= Frank Lees =

English chemical engineer & academic (1931-1999)

Francis Pearson Lees (5 April 1931 – 18 March 1999), usually known as Frank Lees, was a chemical engineer and a professor at Loughborough University who is noted for his contribution to the field of industrial safety.

==Education==
Lees was born in Hexham, Northumberland. His parents sent him to the Quaker boarding school, Leighton Park School, Reading, which led to a lifelong association with the Society of Friends. He registered as a conscientious objector when called for National Service in 1948, and worked with the Friends Ambulance Unit/Post-War Service, part of the time in a British hospital.

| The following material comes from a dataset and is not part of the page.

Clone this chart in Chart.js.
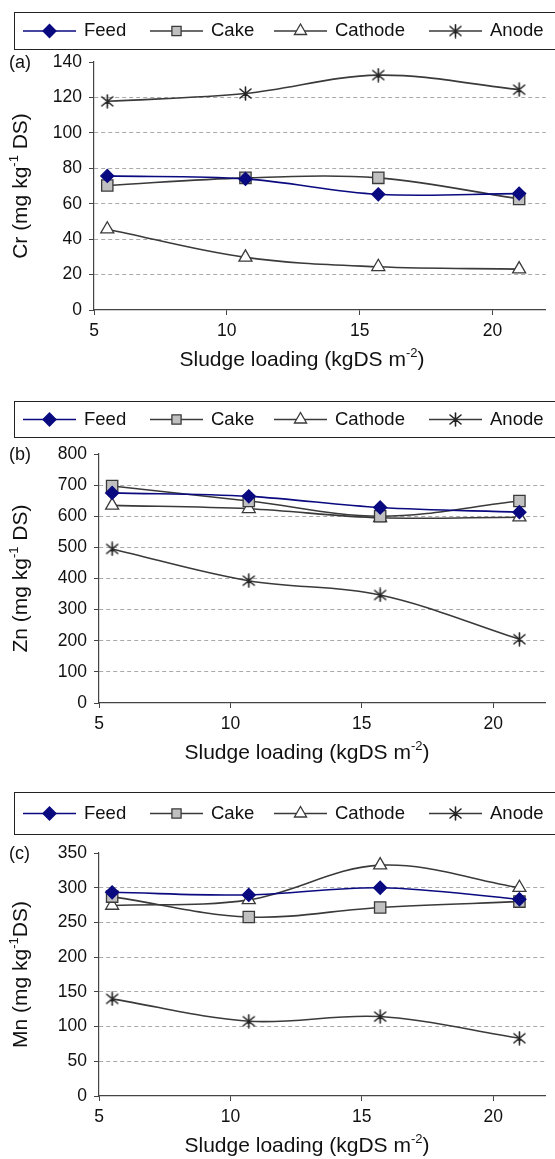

He won an open scholarship at Trinity College, Oxford, graduating with a first class degree in Modern Languages (Russian and German) in 1954. After a period of employment, he decided to pursue a more scientific career and took A levels in Mathematics, Chemistry and Physics. These enabled him to start work in 1956 as an experimental officer in the Central Instrument Research Laboratory of ICI.

He studied chemical engineering part-time at West Ham College of Technology, then full-time at Imperial College, London, graduating with first class honours in 1959. The same year he married Elizabeth, whom he had known as a student at Oxford.

==Professional life==
He then worked as a chemical engineer at ICI, being particularly involved in the early development of computer control of chemical plants, and later published the book "Man and Computer in Process Control by E. Edwards and F. P. Lees (1973), IChemE.

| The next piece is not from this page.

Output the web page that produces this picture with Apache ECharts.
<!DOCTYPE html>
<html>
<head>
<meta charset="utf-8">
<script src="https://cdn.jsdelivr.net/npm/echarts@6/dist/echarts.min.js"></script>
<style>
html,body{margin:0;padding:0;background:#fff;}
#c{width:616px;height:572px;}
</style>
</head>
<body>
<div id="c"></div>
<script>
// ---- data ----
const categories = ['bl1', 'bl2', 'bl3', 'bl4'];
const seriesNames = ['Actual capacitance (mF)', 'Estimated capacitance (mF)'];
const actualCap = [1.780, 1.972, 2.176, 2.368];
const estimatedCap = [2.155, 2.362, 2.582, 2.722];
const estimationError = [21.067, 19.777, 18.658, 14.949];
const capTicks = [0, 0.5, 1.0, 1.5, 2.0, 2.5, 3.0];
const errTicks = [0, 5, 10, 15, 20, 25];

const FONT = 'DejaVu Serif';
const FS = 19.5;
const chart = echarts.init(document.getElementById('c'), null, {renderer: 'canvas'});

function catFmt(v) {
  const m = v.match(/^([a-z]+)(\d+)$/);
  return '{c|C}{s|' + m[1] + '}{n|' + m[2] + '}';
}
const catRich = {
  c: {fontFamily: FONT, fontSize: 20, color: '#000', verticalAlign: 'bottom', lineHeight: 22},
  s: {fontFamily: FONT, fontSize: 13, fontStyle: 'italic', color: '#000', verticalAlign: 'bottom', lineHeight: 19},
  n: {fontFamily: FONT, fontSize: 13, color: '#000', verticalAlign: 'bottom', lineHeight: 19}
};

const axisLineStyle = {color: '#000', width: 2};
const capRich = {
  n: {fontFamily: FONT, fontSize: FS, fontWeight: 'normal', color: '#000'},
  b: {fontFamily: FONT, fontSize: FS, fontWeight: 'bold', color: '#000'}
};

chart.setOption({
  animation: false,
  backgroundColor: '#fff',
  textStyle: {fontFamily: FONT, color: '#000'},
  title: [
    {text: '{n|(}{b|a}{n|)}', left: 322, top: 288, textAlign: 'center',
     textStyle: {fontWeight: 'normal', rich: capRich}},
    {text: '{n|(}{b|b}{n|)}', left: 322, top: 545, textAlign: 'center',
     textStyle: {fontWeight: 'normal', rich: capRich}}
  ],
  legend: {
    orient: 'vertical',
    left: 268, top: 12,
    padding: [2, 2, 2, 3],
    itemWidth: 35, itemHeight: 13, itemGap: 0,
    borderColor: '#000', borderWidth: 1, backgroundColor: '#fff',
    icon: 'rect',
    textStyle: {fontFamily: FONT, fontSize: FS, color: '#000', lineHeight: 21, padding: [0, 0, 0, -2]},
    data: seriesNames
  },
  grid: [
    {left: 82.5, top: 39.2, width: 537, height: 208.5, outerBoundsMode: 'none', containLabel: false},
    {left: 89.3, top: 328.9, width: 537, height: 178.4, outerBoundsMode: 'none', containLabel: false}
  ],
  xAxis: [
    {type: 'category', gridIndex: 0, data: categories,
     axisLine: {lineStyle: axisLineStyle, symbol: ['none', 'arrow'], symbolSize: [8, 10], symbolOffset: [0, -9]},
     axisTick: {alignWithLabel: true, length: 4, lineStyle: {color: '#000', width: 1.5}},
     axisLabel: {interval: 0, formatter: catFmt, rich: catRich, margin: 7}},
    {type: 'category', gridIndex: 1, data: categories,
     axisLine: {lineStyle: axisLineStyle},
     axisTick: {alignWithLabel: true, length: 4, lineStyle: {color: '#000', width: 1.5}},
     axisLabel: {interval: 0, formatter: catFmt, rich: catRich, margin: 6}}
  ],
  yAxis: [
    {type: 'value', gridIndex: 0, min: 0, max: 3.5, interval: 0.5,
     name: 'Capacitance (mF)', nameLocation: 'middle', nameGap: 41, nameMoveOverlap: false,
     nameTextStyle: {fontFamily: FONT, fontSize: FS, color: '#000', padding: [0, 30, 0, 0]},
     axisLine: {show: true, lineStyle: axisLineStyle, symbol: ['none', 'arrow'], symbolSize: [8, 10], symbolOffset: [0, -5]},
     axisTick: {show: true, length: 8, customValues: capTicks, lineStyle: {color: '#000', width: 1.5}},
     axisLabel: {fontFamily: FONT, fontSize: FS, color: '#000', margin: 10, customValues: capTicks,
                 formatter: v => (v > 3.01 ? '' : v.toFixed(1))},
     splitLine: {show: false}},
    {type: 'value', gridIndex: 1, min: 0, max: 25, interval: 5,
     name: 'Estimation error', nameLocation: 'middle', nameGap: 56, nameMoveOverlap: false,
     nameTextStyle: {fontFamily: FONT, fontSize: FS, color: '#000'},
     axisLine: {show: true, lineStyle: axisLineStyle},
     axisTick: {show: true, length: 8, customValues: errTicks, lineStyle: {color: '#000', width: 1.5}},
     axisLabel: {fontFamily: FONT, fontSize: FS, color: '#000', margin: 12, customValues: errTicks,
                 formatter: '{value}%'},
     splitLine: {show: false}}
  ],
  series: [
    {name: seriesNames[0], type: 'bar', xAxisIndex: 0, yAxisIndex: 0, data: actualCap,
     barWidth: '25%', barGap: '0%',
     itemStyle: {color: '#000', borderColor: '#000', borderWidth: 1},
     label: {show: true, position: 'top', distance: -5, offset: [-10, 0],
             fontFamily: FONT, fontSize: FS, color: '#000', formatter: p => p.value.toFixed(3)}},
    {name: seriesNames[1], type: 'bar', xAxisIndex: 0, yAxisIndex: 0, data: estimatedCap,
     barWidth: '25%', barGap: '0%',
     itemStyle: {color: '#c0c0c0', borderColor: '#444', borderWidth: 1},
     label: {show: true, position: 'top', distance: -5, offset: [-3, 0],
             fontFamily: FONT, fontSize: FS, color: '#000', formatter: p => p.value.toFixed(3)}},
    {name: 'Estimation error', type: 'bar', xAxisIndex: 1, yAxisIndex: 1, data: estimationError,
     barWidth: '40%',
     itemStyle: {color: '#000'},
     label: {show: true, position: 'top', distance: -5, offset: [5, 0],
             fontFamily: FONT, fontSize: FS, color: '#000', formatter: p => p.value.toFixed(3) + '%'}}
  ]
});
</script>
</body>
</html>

In 1967 he became a lecturer at what was then the Loughborough University of Technology. He received a PhD from the same institution in 1969 and rose to the position of Professor of Plant Engineering in 1974.

Following the Flixborough disaster of the same year, he was appointed to a new body, the (UK) national Advisory Committee on Major Hazards. He was later a technical assessor for the Inquiry into the Piper Alpha disaster, 1988.

==Publications==

He published many papers, a notable one being “The Hazard Warning Structure of Major Hazards” which showed how risks could be assessed and reduced. However, he will be most remembered for his book Loss Prevention in the Process Industries of more than 1000 pages published in two volumes in 1980. This was a comprehensive review of the literature on accidents – how they happen and how they might be prevented. He took early retirement in 1990 to work on the second edition, which was published in 1996 in three volumes, indicating the growth in the field. Most books of this type would have been the result of efforts by a large team, but he was a single author. He had just finished the revision when he was affected by cancer, which led to his death.

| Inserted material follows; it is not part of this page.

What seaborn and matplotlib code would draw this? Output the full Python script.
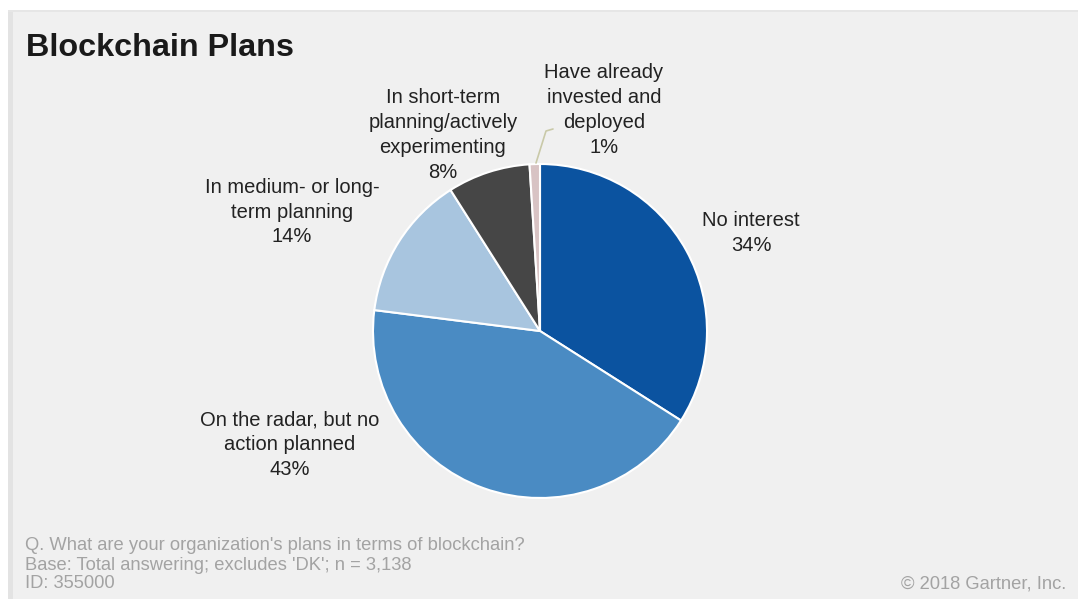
import matplotlib
matplotlib.use("Agg")
import matplotlib.pyplot as plt
from matplotlib.patches import Rectangle
import seaborn as sns

# data
categories = [
    "No interest",
    "On the radar, but no\naction planned",
    "In medium- or long-\nterm planning",
    "In short-term\nplanning/actively\nexperimenting",
    "Have already\ninvested and\ndeployed",
]
shares = [34, 43, 14, 8, 1]
colors = ["#0b53a0", "#4a8bc3", "#a8c5df", "#464646", "#d8c3c4"]

title = "Blockchain Plans"
footer = ["Q. What are your organization's plans in terms of blockchain?",
          "Base: Total answering; excludes 'DK'; n = 3,138",
          "ID: 355000"]
copyright_txt = "\u00a9 2018 Gartner, Inc."

# label anchor points in pixels (x, y from top)
label_pos = [(751, 233), (290, 445), (292, 212), (443, 135), (604, 110)]

W, H = 1078, 599

sns.set_style("white")
plt.rcParams["font.family"] = ["Liberation Sans", "DejaVu Sans"]

fig = plt.figure(figsize=(W / 100, H / 100), dpi=100)
fig.patch.set_facecolor("white")
ax = fig.add_axes([0, 0, 1, 1])

# gray card behind the chart
ax.add_patch(Rectangle((8, 0), W - 8, H - 10, facecolor="#f0f0f0", edgecolor="none", zorder=0))
ax.add_patch(Rectangle((8, 0), 5, H - 10, facecolor="#e3e3e3", edgecolor="none", zorder=0))
ax.add_patch(Rectangle((8, H - 12), W - 8, 2, facecolor="#e6e6e6", edgecolor="none", zorder=0))

cx, cy, r = 540, H - 331, 167
ax.pie(shares, colors=colors, startangle=90, counterclock=False,
       center=(cx, cy), radius=r,
       wedgeprops=dict(edgecolor="white", linewidth=1.5))

for lab, val, (x, y) in zip(categories, shares, label_pos):
    ax.text(x, H - y, f"{lab}\n{val}%", ha="center", va="center",
            fontsize=14.5, color="#222222", linespacing=1.38, zorder=5)

# leader line for the 1% slice
ax.plot([536, 546, 553], [H - 163, H - 131, H - 129], color="#c9c9a8", lw=1.2, zorder=4)

ax.text(26, H - 48, title, fontsize=23.3, fontweight="bold", color="#1a1a1a",
        ha="left", va="center")

for i, line in enumerate(footer):
    ax.text(25, H - (546 + 19 * i), line, fontsize=13.2, color="#a3a3a3",
            ha="left", va="center")
ax.text(1066, H - 584, copyright_txt, fontsize=13.2, color="#a3a3a3",
        ha="right", va="center")

ax.set_xlim(0, W)
ax.set_ylim(0, H)
ax.set_aspect("auto")
ax.axis("off")

fig.savefig("out.png", dpi=100, facecolor=fig.get_facecolor())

According to Professor Gupta “His work has already saved numerous casualties and enormous economic losses since many thousands have been trained using his books and research papers and have applied them in practice. This process will continue at an accelerated rate for a very long time and, thanks to the universal nature of academic activities, it is already impacting globally.”

==Recognition==

His achievements were recognised by medals and awards from the Institution of Chemical Engineers, the Royal Society of Chemistry, and the Institute of Metals. He was made a Fellow of the Royal Academy of Engineering in 1985 and was awarded the degree of Doctor of Science, DSc, honoris causa, by Loughborough University in 1998.

He did various voluntary works, and in later life was a local Magistrate.

In his honour, the Institution of Chemical Engineers instituted the Frank Lees Medal for the most meritorious publication on the topic of safety and loss prevention. In addition, Loughborough University set up the Frank Lees Centre for Loss Prevention.